→ Stated exercise
Pictures in the data should be dropped; transcribe exactly the lines from the one that has "Rebuild this chart" through the one that has "from matplotlib.lines import Line2D".
# # # # #
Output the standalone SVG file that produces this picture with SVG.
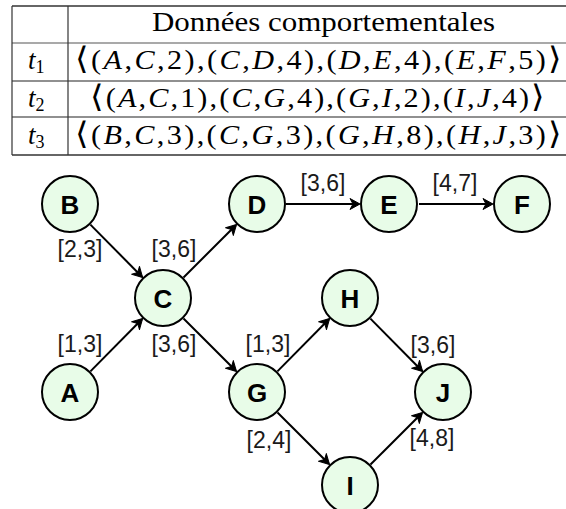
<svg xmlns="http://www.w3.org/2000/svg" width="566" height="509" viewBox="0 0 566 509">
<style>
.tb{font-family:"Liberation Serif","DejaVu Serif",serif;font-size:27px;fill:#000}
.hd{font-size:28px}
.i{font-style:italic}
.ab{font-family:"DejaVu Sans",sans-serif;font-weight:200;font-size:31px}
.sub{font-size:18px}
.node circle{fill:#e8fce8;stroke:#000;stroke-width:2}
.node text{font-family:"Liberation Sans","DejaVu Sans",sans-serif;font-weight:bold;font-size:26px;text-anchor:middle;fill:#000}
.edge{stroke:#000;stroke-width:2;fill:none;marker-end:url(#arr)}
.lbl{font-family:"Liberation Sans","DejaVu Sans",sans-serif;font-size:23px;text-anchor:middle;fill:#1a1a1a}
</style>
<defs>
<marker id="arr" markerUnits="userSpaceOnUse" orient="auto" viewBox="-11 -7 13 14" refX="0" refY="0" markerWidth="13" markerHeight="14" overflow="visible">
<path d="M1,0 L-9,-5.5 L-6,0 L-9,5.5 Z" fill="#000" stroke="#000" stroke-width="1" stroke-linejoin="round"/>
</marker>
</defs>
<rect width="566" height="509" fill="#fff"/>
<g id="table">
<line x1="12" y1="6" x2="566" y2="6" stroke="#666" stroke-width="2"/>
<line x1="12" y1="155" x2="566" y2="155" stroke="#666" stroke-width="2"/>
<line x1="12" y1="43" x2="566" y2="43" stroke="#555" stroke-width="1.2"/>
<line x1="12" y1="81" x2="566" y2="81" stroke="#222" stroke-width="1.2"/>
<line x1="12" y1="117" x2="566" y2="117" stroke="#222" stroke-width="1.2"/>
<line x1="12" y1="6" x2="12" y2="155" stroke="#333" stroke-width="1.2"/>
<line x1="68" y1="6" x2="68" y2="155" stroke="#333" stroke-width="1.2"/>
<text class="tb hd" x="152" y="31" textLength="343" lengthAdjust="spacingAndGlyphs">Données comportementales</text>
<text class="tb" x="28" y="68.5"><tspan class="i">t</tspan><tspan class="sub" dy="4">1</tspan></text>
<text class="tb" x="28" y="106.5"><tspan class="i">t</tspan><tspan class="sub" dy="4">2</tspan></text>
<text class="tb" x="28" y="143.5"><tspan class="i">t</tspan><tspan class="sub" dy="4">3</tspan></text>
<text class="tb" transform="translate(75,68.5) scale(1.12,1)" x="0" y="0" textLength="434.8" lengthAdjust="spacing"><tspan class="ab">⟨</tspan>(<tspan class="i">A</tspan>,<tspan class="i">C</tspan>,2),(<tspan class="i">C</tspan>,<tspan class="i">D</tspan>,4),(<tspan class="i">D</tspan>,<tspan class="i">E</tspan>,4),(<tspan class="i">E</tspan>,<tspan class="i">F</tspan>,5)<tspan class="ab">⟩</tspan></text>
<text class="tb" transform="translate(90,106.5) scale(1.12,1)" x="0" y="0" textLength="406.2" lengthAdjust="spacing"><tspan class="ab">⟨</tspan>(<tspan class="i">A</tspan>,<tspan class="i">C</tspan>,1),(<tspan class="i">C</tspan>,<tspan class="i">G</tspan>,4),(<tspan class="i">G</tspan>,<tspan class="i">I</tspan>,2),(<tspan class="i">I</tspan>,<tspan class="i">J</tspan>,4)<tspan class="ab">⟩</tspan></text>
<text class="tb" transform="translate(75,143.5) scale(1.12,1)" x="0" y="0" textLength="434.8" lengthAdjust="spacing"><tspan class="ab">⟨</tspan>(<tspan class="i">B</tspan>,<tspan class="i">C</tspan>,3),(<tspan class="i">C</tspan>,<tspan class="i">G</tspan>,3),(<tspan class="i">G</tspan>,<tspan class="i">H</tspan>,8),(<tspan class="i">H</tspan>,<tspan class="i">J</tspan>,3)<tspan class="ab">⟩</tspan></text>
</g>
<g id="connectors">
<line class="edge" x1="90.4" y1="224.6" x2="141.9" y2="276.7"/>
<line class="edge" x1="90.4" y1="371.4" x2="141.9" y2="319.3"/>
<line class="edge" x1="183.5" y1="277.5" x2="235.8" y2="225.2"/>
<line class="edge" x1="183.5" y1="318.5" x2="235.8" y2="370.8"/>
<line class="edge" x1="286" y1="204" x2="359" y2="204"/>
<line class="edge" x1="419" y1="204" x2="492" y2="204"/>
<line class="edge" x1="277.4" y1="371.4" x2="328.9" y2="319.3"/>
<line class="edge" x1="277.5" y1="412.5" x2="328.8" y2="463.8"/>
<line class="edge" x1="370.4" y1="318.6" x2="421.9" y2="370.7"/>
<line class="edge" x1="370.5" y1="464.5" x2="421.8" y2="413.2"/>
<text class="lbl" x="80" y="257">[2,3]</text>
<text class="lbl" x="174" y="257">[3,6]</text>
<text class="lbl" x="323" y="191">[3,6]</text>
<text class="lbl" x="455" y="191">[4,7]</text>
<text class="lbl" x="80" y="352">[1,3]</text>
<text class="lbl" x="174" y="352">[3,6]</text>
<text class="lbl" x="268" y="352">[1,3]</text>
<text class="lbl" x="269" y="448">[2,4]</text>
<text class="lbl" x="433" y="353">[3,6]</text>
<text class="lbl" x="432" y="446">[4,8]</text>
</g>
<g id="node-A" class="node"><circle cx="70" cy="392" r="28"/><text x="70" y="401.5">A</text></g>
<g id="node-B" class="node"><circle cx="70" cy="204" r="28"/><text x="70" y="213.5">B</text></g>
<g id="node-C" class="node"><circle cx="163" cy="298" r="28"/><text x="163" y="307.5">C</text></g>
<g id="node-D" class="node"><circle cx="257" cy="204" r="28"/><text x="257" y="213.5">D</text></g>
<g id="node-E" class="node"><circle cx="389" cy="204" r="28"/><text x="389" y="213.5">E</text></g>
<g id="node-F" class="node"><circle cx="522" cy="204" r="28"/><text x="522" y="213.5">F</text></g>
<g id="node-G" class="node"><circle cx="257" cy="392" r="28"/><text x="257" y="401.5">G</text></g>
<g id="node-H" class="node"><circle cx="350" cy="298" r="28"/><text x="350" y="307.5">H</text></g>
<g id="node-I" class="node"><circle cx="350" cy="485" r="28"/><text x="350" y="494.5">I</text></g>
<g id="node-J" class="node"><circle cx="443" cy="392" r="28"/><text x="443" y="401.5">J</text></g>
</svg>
# # # # #
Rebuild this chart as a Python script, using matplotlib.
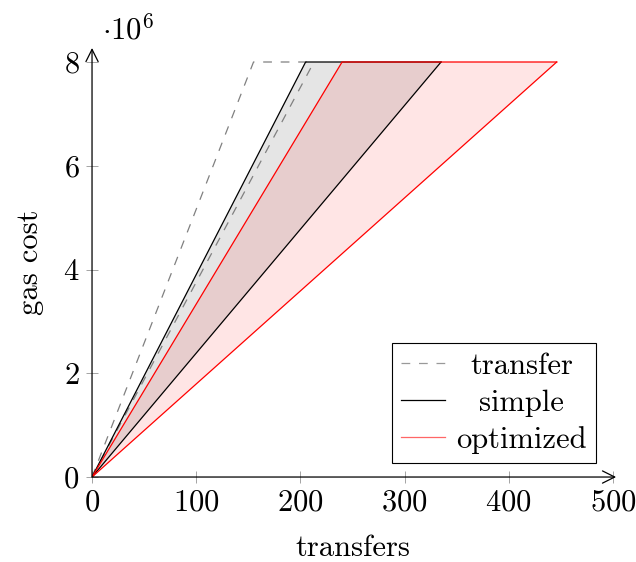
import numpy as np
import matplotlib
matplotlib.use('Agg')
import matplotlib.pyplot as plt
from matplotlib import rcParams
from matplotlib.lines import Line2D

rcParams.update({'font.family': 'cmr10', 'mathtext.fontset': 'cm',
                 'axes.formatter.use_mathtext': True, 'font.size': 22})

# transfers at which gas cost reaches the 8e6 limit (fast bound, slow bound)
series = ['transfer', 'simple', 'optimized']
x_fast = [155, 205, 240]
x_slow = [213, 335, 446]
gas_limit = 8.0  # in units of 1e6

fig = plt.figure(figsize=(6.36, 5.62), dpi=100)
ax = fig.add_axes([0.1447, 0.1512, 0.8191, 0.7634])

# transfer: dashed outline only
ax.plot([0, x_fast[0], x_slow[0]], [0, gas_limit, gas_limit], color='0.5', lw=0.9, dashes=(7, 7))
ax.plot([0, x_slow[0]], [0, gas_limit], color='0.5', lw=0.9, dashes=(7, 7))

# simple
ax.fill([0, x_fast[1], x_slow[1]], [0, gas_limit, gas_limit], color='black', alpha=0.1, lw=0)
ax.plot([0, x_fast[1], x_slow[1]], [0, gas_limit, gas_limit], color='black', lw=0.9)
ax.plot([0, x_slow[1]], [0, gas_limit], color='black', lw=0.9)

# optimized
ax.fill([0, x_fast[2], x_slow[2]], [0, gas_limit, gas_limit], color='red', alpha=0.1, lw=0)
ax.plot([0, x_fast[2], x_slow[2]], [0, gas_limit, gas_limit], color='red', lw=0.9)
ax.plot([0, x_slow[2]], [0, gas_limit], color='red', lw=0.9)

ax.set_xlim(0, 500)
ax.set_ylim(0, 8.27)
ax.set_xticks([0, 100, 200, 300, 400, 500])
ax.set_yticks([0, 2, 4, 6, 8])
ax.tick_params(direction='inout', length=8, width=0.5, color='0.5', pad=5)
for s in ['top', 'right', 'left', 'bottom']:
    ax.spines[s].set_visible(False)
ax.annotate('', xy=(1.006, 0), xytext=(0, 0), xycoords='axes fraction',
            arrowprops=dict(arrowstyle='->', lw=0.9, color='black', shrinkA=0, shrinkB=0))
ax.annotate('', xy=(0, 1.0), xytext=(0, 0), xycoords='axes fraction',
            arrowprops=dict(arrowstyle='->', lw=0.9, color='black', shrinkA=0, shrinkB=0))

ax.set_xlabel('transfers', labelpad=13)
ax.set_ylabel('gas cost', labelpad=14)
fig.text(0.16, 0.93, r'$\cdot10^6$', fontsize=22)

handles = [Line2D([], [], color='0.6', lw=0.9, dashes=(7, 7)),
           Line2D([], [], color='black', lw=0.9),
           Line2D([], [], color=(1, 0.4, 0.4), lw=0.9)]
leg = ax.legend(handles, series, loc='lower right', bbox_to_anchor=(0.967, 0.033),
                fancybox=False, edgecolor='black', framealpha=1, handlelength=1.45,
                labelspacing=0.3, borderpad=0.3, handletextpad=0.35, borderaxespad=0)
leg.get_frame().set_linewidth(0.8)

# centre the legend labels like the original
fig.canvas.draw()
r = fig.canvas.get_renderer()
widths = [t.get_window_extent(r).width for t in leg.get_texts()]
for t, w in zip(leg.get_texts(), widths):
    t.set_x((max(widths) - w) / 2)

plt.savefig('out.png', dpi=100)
# # # # #
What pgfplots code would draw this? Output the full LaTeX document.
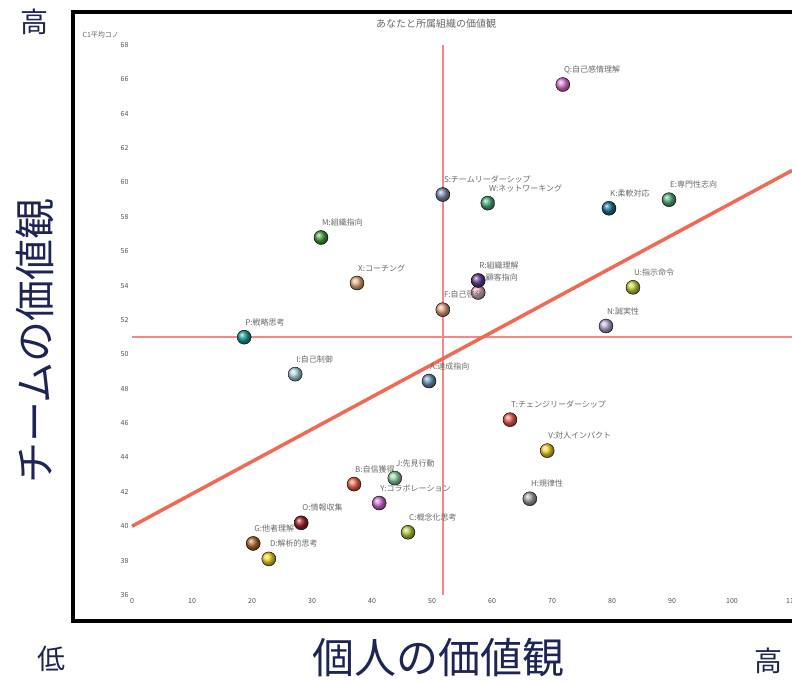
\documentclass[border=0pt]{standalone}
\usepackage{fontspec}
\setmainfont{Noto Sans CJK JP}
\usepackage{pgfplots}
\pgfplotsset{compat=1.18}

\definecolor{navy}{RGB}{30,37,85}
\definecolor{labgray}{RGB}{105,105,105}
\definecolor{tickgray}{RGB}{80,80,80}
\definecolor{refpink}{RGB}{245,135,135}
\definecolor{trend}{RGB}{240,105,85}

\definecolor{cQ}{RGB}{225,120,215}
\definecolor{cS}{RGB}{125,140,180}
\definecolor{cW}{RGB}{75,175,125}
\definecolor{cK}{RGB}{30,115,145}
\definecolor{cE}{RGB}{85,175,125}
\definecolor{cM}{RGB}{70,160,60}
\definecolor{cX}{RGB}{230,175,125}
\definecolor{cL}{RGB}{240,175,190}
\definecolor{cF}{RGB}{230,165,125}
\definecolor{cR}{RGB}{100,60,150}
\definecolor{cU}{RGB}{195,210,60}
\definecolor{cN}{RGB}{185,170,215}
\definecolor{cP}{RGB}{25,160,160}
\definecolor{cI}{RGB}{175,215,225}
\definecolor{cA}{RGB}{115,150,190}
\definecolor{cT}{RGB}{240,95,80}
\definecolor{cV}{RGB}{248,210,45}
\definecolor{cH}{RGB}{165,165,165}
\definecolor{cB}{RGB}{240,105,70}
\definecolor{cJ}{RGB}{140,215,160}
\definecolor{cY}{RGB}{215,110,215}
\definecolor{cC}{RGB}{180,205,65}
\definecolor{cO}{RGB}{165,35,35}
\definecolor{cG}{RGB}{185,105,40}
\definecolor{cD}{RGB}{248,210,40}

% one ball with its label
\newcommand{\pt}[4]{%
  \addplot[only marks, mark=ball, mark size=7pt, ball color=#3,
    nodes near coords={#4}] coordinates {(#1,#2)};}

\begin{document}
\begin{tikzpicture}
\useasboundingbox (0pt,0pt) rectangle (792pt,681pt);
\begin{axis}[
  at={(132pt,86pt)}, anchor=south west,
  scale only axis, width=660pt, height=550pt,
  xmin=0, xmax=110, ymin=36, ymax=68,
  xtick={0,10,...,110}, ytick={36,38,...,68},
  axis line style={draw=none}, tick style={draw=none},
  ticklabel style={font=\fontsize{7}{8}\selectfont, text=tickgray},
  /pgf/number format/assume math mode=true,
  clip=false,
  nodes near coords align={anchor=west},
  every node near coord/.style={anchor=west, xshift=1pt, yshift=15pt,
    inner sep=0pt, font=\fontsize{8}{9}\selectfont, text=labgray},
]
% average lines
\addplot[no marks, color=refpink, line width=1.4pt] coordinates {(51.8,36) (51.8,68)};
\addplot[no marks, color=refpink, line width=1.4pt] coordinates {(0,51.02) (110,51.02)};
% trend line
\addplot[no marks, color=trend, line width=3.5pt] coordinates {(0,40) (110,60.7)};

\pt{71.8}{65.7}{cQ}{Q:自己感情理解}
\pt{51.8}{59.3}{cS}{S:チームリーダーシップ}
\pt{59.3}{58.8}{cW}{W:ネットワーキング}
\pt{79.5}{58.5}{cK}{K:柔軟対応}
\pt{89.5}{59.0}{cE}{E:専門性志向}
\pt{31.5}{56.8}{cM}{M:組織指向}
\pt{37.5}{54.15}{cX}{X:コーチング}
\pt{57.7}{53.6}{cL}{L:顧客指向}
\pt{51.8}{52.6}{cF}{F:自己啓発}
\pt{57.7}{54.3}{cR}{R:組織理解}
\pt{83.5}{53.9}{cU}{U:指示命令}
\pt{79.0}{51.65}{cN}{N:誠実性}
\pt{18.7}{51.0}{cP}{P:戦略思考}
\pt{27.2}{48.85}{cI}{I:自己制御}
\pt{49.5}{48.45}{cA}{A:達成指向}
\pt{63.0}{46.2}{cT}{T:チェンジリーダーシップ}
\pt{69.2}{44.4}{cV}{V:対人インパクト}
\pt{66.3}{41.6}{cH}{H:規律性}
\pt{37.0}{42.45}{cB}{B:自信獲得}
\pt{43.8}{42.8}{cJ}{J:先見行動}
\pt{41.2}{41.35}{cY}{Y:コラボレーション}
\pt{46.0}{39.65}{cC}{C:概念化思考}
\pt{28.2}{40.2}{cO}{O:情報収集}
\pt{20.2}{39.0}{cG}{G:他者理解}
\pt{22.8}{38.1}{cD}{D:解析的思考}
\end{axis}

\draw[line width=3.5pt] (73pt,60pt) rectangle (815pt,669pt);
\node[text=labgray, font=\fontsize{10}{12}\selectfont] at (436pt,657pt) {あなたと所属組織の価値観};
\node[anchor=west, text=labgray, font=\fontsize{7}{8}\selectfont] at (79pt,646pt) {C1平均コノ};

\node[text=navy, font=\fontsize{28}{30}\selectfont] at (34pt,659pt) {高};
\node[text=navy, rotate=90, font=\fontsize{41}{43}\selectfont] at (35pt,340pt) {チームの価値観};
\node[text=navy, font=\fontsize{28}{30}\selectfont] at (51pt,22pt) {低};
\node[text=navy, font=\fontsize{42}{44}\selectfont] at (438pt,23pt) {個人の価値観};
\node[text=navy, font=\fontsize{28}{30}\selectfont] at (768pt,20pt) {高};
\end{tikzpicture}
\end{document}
# # # # #
→ Response to the task
Rebuild this chart as a Python script, using matplotlib.
import numpy as np
import matplotlib
matplotlib.use('Agg')
import matplotlib.pyplot as plt
from matplotlib import rcParams
from matplotlib.lines import Line2D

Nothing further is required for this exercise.